WHAT IS EXPECTED:
Write out the listing, please, but only from its first line through the line containing "18, 18.5, 19, 19.5, 20]", exactly as given and without pictures.
--- BEGIN DATA ---
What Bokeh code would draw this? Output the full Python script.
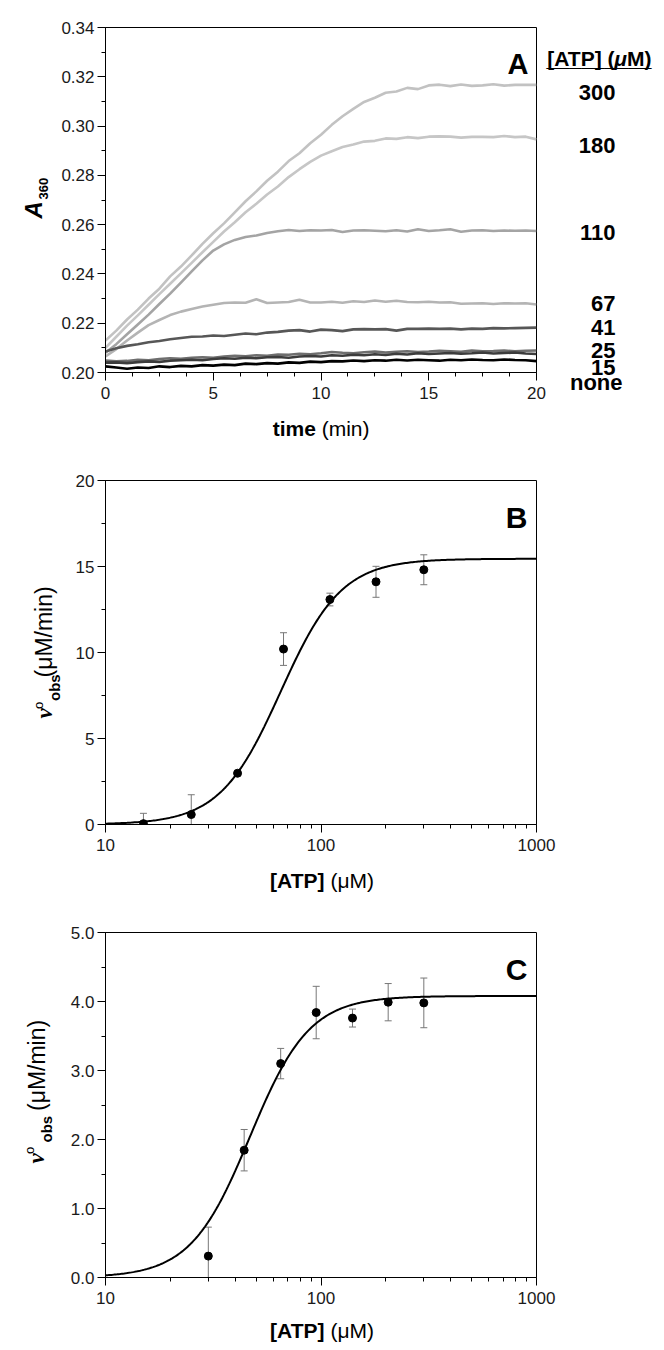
import numpy as np
from bokeh.plotting import figure
from bokeh.models import (Label, Range1d, SingleIntervalTicker, FixedTicker,
                          PrintfTickFormatter, Whisker, TeeHead, ColumnDataSource, GridBox)
from bokeh.layouts import column
from bokeh.embed import file_html
from bokeh.resources import INLINE

# ---------------- Panel A data ----------------
time_min = [0, 0.5, 1, 1.5, 2, 2.5, 3, 3.5, 4, 4.5, 5, 5.5, 6, 6.5, 7, 7.5, 8, 8.5, 9, 9.5,
            10, 10.5, 11, 11.5, 12, 12.5, 13, 13.5, 14, 14.5, 15, 15.5, 16, 16.5, 17, 17.5,
            18, 18.5, 19, 19.5, 20]

a_300 = [0.2130, 0.2170, 0.2215, 0.2255, 0.2300, 0.2340, 0.2390, 0.2430, 0.2475, 0.2522,
         0.2565, 0.2605, 0.2650, 0.2695, 0.2735, 0.2778, 0.2815, 0.2858, 0.2890, 0.2930,
         0.2965, 0.3005, 0.3040, 0.3070, 0.3098, 0.3115, 0.3135, 0.3140, 0.3155, 0.3150,
         0.3165, 0.3168, 0.3162, 0.3169, 0.3163, 0.3165, 0.3170, 0.3164, 0.3167, 0.3167, 0.3167]
a_180 = [0.2100, 0.2145, 0.2190, 0.2232, 0.2275, 0.2318, 0.2360, 0.2402, 0.2445, 0.2488,
         0.2530, 0.2572, 0.2610, 0.2650, 0.2685, 0.2722, 0.2755, 0.2793, 0.2825, 0.2855,
         0.2880, 0.2898, 0.2915, 0.2925, 0.2937, 0.2940, 0.2950, 0.2948, 0.2955, 0.2951,
         0.2957, 0.2958, 0.2957, 0.2953, 0.2956, 0.2956, 0.2955, 0.2960, 0.2955, 0.2957, 0.2946]
a_110 = [0.2080, 0.2115, 0.2155, 0.2195, 0.2235, 0.2278, 0.2320, 0.2365, 0.2410, 0.2455,
         0.2495, 0.2520, 0.2538, 0.2550, 0.2556, 0.2566, 0.2573, 0.2578, 0.2574, 0.2577,
         0.2576, 0.2578, 0.2570, 0.2576, 0.2577, 0.2575, 0.2573, 0.2577, 0.2572, 0.2581,
         0.2574, 0.2577, 0.2581, 0.2571, 0.2576, 0.2577, 0.2574, 0.2576, 0.2575, 0.2576, 0.2574]
a_67 = [0.2065, 0.2095, 0.2130, 0.2162, 0.2192, 0.2213, 0.2233, 0.2247, 0.2258, 0.2268,
        0.2275, 0.2282, 0.2284, 0.2283, 0.2297, 0.2282, 0.2284, 0.2286, 0.2295, 0.2284,
        0.2284, 0.2287, 0.2283, 0.2289, 0.2286, 0.2292, 0.2287, 0.2291, 0.2286, 0.2285,
        0.2287, 0.2284, 0.2285, 0.2279, 0.2280, 0.2281, 0.2278, 0.2281, 0.2280, 0.2281, 0.2276]
a_41 = [0.2085, 0.2098, 0.2108, 0.2115, 0.2123, 0.2128, 0.2135, 0.2140, 0.2145, 0.2146,
        0.2150, 0.2148, 0.2153, 0.2158, 0.2155, 0.2162, 0.2165, 0.2170, 0.2172, 0.2166,
        0.2174, 0.2172, 0.2168, 0.2175, 0.2176, 0.2175, 0.2176, 0.2170, 0.2177, 0.2177,
        0.2178, 0.2177, 0.2178, 0.2175, 0.2178, 0.2177, 0.2180, 0.2179, 0.2180, 0.2181, 0.2182]
a_25 = [0.2048, 0.2045, 0.2047, 0.2052, 0.2050, 0.2055, 0.2058, 0.2056, 0.2060, 0.2062,
        0.2060, 0.2065, 0.2068, 0.2066, 0.2070, 0.2068, 0.2073, 0.2072, 0.2076, 0.2074,
        0.2078, 0.2083, 0.2080, 0.2078, 0.2082, 0.2085, 0.2081, 0.2084, 0.2086, 0.2083,
        0.2085, 0.2088, 0.2086, 0.2084, 0.2089, 0.2086, 0.2087, 0.2089, 0.2086, 0.2088, 0.2089]
a_15 = [0.2040, 0.2041, 0.2038, 0.2042, 0.2045, 0.2043, 0.2048, 0.2050, 0.2052, 0.2050,
        0.2055, 0.2058, 0.2056, 0.2060, 0.2058, 0.2062, 0.2063, 0.2060, 0.2065, 0.2067,
        0.2065, 0.2070, 0.2068, 0.2072, 0.2070, 0.2074, 0.2071, 0.2076, 0.2073, 0.2078,
        0.2075, 0.2077, 0.2079, 0.2076, 0.2078, 0.2081, 0.2077, 0.2079, 0.2081, 0.2077, 0.2075]
a_none = [0.2025, 0.2020, 0.2015, 0.2020, 0.2018, 0.2025, 0.2022, 0.2027, 0.2025, 0.2030,
          0.2028, 0.2032, 0.2030, 0.2036, 0.2034, 0.2038, 0.2036, 0.2041, 0.2039, 0.2044,
          0.2042, 0.2046, 0.2045, 0.2049, 0.2046, 0.2050, 0.2048, 0.2052, 0.2049, 0.2052,
          0.2050, 0.2048, 0.2052, 0.2050, 0.2053, 0.2051, 0.2050, 0.2053, 0.2051, 0.2050, 0.2046]

curve_labels = ["300", "180", "110", "67", "41", "25", "15", "none"]
curve_series = [a_300, a_180, a_110, a_67, a_41, a_25, a_15, a_none]
curve_colors = ["#c2c2c2", "#c6c6c6", "#a4a4a4", "#b4b4b4", "#575757", "#6e6e6e", "#3c3c3c", "#000000"]

# ---------------- Panel B data ----------------
b_atp = [15, 25, 41, 67, 110, 180, 300]
b_v = [0.05, 0.58, 2.98, 10.2, 13.08, 14.11, 14.81]
b_err = [0.6, 1.15, 0.1, 0.95, 0.37, 0.9, 0.87]
b_vmax, b_k, b_n = 15.45, 65.0, 3.08

# ---------------- Panel C data ----------------
c_atp = [30, 44, 65, 95, 140, 205, 300]
c_v = [0.31, 1.845, 3.10, 3.84, 3.76, 3.99, 3.98]
c_err = [0.42, 0.30, 0.22, 0.38, 0.13, 0.27, 0.36]
c_vmax, c_k, c_n = 4.08, 46.8, 3.15

log_major = [10, 100, 1000]
log_minor = [20, 30, 40, 50, 60, 70, 80, 90, 200, 300, 400, 500, 600, 700, 800, 900]

FONT = "Liberation Sans"
SERIF = "Liberation Serif"
PAGE_W, PAGE_H = 664, 1350


def make_fig(top, fh, bottom, log=False):
    p = figure(frame_width=431, frame_height=fh, min_border_left=105, min_border_right=128,
               min_border_top=top, min_border_bottom=bottom, output_backend="svg",
               toolbar_location=None, x_axis_type="log" if log else "linear")
    p.outline_line_color = "black"
    p.outline_line_width = 1
    p.grid.visible = False
    p.background_fill_color = "white"
    p.border_fill_color = "white"
    for ax in p.axis:
        ax.axis_line_color = "black"
        ax.major_tick_line_color = "black"
        ax.minor_tick_line_color = "black"
        ax.major_tick_out = 8
        ax.major_tick_in = 0
        ax.minor_tick_out = 4
        ax.minor_tick_in = 0
        ax.major_label_text_font = FONT
        ax.major_label_text_font_size = "17px"
        ax.major_label_text_color = "#1a1a1a"
        ax.axis_label = None
    p.yaxis.major_label_standoff = 3
    p.xaxis.major_label_standoff = 6
    return p


# ---------------- Panel A ----------------
pa = make_fig(27, 345, 68)
pa.x_range = Range1d(0, 20)
pa.y_range = Range1d(0.20, 0.34)
pa.xaxis.ticker = SingleIntervalTicker(interval=5, num_minor_ticks=4)
pa.yaxis.ticker = SingleIntervalTicker(interval=0.02, num_minor_ticks=2)
pa.yaxis.formatter = PrintfTickFormatter(format="%.2f")
for ser, col in zip(curve_series, curve_colors):
    pa.line(time_min, ser, line_color=col, line_width=2.6)

# ---------------- Panel B ----------------
pb = make_fig(40, 344, 76, log=True)
pb.x_range = Range1d(10, 1000)
pb.y_range = Range1d(0, 20)
pb.xaxis.ticker = FixedTicker(ticks=log_major, minor_ticks=log_minor)
pb.xaxis.formatter = PrintfTickFormatter(format="%d")
pb.yaxis.ticker = SingleIntervalTicker(interval=5, num_minor_ticks=2)
xs = np.logspace(1, 3, 300)
pb.line(xs, b_vmax * xs ** b_n / (b_k ** b_n + xs ** b_n), line_color="black", line_width=2)
srcb = ColumnDataSource(dict(x=b_atp, y=b_v,
                             up=[v + e for v, e in zip(b_v, b_err)],
                             lo=[max(v - e, 0) for v, e in zip(b_v, b_err)]))
pb.add_layout(Whisker(base="x", upper="up", lower="lo", source=srcb, line_color="#777777",
                      line_width=1,
                      upper_head=TeeHead(size=7, line_color="#777777", line_width=1),
                      lower_head=TeeHead(size=7, line_color="#777777", line_width=1)))
pb.scatter("x", "y", source=srcb, size=8, color="black")

# ---------------- Panel C ----------------
pc = make_fig(32, 345, 73, log=True)
pc.x_range = Range1d(10, 1000)
pc.y_range = Range1d(0, 5)
pc.xaxis.ticker = FixedTicker(ticks=log_major, minor_ticks=log_minor)
pc.xaxis.formatter = PrintfTickFormatter(format="%d")
pc.yaxis.ticker = SingleIntervalTicker(interval=1, num_minor_ticks=2)
pc.yaxis.formatter = PrintfTickFormatter(format="%.1f")
pc.line(xs, c_vmax * xs ** c_n / (c_k ** c_n + xs ** c_n), line_color="black", line_width=2)
srcc = ColumnDataSource(dict(x=c_atp, y=c_v,
                             up=[v + e for v, e in zip(c_v, c_err)],
                             lo=[max(v - e, 0) for v, e in zip(c_v, c_err)]))
pc.add_layout(Whisker(base="x", upper="up", lower="lo", source=srcc, line_color="#777777",
                      line_width=1,
                      upper_head=TeeHead(size=7, line_color="#777777", line_width=1),
                      lower_head=TeeHead(size=7, line_color="#777777", line_width=1)))
pc.scatter("x", "y", source=srcc, size=8, color="black")

# ---------------- transparent text overlay (page pixel coordinates) ----------------
ov = figure(width=PAGE_W, height=PAGE_H, min_border=0, output_backend="svg",
            toolbar_location=None, x_axis_location=None, y_axis_location=None,
            x_range=Range1d(0, PAGE_W), y_range=Range1d(0, PAGE_H))
ov.grid.visible = False
ov.outline_line_color = None
ov.background_fill_alpha = 0
ov.border_fill_alpha = 0


def lab(px, py, text, size, style="normal", font=FONT, align="left", angle=0.0):
    ov.add_layout(Label(x=px, y=PAGE_H - py, text=text, text_font=font,
                        text_font_size=f"{size}px", text_font_style=style,
                        text_align=align, text_baseline="alphabetic", angle=angle,
                        text_color="black"))


R = np.pi / 2
# Panel A texts
lab(528, 63, "A", 29, "bold", align="right")
lab(651, 58.3, "M)", 21, "bold", align="right")
lab(626.5, 58.3, "\u03bc", 21, "bold italic", align="right")
lab(614, 58.3, "[ATP] (", 21, "bold", align="right")
lab(651, 58.3, "_________", 21, "bold", align="right")
label_baselines = [91.7, 145, 232.3, 302.7, 326.7, 350, 366.7, 381.7]
for txt, yb in zip(curve_labels, label_baselines):
    lab(622 if txt == "none" else 615, yb, txt, 22, "bold", align="right")
lab(315.4, 428.3, "time", 21, "bold", align="right")
lab(321.2, 428.3, "(min)", 21)
lab(33, 218, "A", 24, "bold italic", angle=R)
lab(43, 199, "360", 13, "bold", angle=R)

# Panel B texts
lab(527, 516.7, "B", 30, "bold", align="right")
lab(324, 880, "[ATP]", 21, "bold", align="right")
lab(330, 880, "(\u03bcM)", 21)
lab(43.5, 718, "\u03bd", 23, "bold italic", font=SERIF, angle=R)
lab(38, 708.5, "o", 13, angle=R)
lab(54, 700.5, "obs", 15, "bold", angle=R)
lab(43.5, 677, "(\u03bcM/min)", 23, angle=R)

# Panel C texts
lab(527, 968.5, "C", 30, "bold", align="right")
lab(324, 1330, "[ATP]", 21, "bold", align="right")
lab(330, 1330, "(\u03bcM)", 21)
lab(36, 1163, "\u03bd", 23, "bold italic", font=SERIF, angle=R)
lab(29, 1153.5, "o", 13, angle=R)
lab(46, 1142, "obs", 15, "bold", angle=R)
lab(36, 1110.5, "(\u03bcM/min)", 23, angle=R)

plots = column(pa, pb, pc, spacing=0)
layout = GridBox(children=[(plots, 0, 0), (ov, 0, 0)])
open("out.html", "w").write(file_html(layout, INLINE))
--- END DATA ---
RESPONSE:
What Bokeh code would draw this? Output the full Python script.
import numpy as np
from bokeh.plotting import figure
from bokeh.models import (Label, Range1d, SingleIntervalTicker, FixedTicker,
                          PrintfTickFormatter, Whisker, TeeHead, ColumnDataSource, GridBox)
from bokeh.layouts import column
from bokeh.embed import file_html
from bokeh.resources import INLINE

# ---------------- Panel A data ----------------
time_min = [0, 0.5, 1, 1.5, 2, 2.5, 3, 3.5, 4, 4.5, 5, 5.5, 6, 6.5, 7, 7.5, 8, 8.5, 9, 9.5,
            10, 10.5, 11, 11.5, 12, 12.5, 13, 13.5, 14, 14.5, 15, 15.5, 16, 16.5, 17, 17.5,
            18, 18.5, 19, 19.5, 20]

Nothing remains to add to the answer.